Alcohol’s Role in Sexual Coercion
In a study recently published in the journal Substance Use and Misuse the authors explore factors related to sexual abuse perpetrators. The study examines the role of alcohol while men watched a video in which a young man and woman engaged in consensual kissing and touching and then were asked to imagine how they would respond if they wanted to have sex, but the woman was unwilling because a condom was not available.
The findings appear to highlight that multiple factors (alcohol consumption, hostility, misperception) interact; so there are no “magic bullets” to address the issue. The authors explore potential prevention implications. These suggestions (targeted interventions that help men identify the effects that alcohol has on their treatment of women; communication skills programs and brief interventions using elements of motivational interviewing and nonconfrontational techniques) are not tested in the study.
The full abstract and link to the study on the Journal’s web site follow the jump.
Alcohol’s role in men’s use of coercion to obtain unprotected sex.

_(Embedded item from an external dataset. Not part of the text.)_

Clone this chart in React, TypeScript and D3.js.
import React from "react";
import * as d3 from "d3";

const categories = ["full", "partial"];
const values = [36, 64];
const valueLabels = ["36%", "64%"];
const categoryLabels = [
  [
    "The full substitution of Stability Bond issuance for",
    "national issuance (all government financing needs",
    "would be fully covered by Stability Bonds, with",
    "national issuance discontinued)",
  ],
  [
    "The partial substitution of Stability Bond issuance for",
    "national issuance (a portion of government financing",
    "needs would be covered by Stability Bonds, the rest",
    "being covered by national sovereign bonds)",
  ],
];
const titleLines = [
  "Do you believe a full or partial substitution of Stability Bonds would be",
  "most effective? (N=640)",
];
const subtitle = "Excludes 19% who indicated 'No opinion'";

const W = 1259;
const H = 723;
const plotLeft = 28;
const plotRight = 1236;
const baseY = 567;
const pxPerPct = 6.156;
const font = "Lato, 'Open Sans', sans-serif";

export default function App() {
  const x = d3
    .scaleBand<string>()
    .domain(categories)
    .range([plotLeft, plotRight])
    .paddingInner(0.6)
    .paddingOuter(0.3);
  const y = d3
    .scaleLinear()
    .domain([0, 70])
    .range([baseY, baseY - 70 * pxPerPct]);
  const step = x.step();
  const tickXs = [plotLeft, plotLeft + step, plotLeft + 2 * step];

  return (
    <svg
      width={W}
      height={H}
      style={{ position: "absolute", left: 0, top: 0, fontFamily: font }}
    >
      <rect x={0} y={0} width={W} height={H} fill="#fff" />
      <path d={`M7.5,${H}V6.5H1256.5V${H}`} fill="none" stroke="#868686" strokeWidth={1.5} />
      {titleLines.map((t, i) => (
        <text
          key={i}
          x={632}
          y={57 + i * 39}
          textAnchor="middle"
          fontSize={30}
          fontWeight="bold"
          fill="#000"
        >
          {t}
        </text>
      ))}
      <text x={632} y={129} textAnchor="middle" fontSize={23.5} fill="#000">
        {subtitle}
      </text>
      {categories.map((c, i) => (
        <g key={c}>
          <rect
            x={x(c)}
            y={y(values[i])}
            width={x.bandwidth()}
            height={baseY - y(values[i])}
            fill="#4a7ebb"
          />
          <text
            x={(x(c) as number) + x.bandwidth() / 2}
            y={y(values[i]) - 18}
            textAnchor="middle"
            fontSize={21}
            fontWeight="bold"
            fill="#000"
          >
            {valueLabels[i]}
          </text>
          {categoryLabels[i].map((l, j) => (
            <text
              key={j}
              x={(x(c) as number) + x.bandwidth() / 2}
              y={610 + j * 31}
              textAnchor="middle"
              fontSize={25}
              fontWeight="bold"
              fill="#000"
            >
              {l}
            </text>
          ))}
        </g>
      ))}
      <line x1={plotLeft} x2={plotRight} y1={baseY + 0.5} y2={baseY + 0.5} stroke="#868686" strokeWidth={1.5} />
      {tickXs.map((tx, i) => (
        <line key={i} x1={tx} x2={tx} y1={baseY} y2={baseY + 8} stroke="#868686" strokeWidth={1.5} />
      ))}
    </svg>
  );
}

Abbey A, Parkhill MR, Jacques-Tiura AJ, Saenz C. Substance Use And Misuse 2009; 44(9-10): 1329-48.
Click here for a link to the abstract on the journal’s web site.
(Copyright © 2009, Taylor and Francis Group)

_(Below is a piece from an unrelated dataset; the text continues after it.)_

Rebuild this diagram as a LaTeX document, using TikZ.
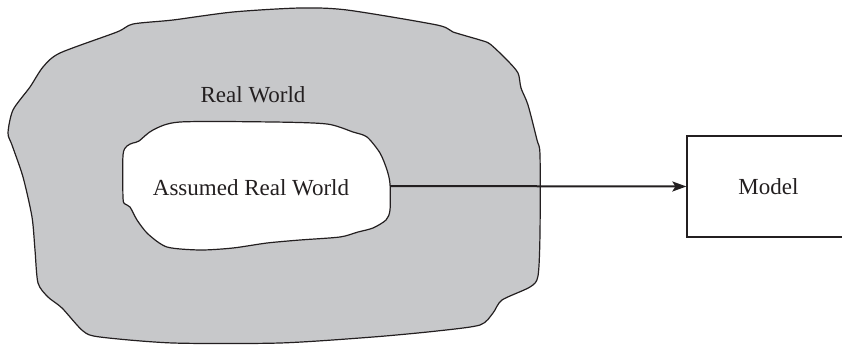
\documentclass[tikz,border=0pt]{standalone}
\usepackage{fontspec}
\setmainfont{Liberation Serif}
\usetikzlibrary{arrows.meta}
\definecolor{blobgray}{HTML}{C7C8CA}
\definecolor{ink}{HTML}{231F20}
\tikzset{
  lbl/.style={font=\fontsize{23}{27}\selectfont, text=ink, inner sep=0pt},
  outline/.style={draw=ink, line width=1.2pt},
  modelbox/.style={draw=ink, line width=1.3pt, minimum width=163pt, minimum height=101pt, inner sep=0pt, lbl},
  conn/.style={draw=ink, line width=2pt, -{Stealth[length=14pt,width=10pt,inset=3pt]}}
}
\begin{document}
\begin{tikzpicture}[x=1pt,y=-1pt]
\clip (0,0) rectangle (842,345);
\fill[white] (0,0) rectangle (842,345);
% outer blob (Real World)
\draw[outline, fill=blobgray] plot[smooth cycle, tension=0.45] coordinates {
 (300,8) (347,10) (437,25) (453,32) (480,40) (490,44) (507,60) (518,73) (521,88) (528,105)
 (537,140) (540,155) (540,233) (538,276) (530,287) (502,300) (493,313) (480,325)
 (437,331) (373,337) (280,343) (173,343) (100,337) (83,331) (62,308) (48,297)
 (38,283) (35,250) (32,217) (23,177) (12,145) (8,133) (13,110) (30,87) (43,67)
 (60,53) (117,32) (133,24) (173,20) (233,12)};
% inner blob (Assumed Real World)
\draw[outline, fill=white] plot[smooth cycle, tension=0.45] coordinates {
 (180,122) (273,122) (327,124) (353,132) (367,137) (380,153) (387,170) (390,184)
 (390,210) (386,220) (373,228) (358,232) (340,237) (300,240) (267,243) (233,248)
 (200,250) (167,247) (148,234) (137,220) (130,207) (125,204) (123,198) (123,155)
 (127,146) (133,143) (139,141) (153,130)};
\node[lbl, anchor=base] (real) at (253,102) {Real World};
\node[lbl, anchor=base] (assumed) at (251,195) {Assumed Real World};
\coordinate (aw) at (390,186);
\node[modelbox] (model) at (768.5,186.5) {Model};
\draw[conn] (aw) -- (model.west);
\end{tikzpicture}
\end{document}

Past sexual victimization has been identified as a predictor of women’s sexual risk-taking. In order to develop effective prevention and treatment programs, research is needed that examines perpetrators’ characteristics. Thus, the goal of this study was to examine predictors of men’s willingness to use coercive strategies to obtain sex without a condom. Male college students (n = 72) completed a survey that assessed past sexual assault perpetration, hostility, past misperception of women’s sexual cues, usual alcohol consumption, and usual condom use. One month later, they participated in an alcohol administration study and watched a video about a couple in a consensual sexual situation. Participants were asked to evaluate how justified they would be in using a variety of coercive strategies to make the woman have unprotected sex. In hierarchical multiple regression analyses, there was a significant main effect of past perpetration such that men who had previously committed sexual assault felt more justified using coercive strategies to obtain unprotected sex than did nonperpetrators. Acute alcohol consumption did not have a main effect; however, it interacted with hostility and misperception. Among participants who consumed alcohol prior to watching the video, the greater their preexisting hostility, the more justified they felt in using coercion. Similarly, the more frequently drinkers had misperceived women’s sexual intentions in the past, the more justified they felt in using coercion. Based on these findings, several specific suggestions are made for prevention and treatment programs, including targeted communication skills and normative feedback interventions.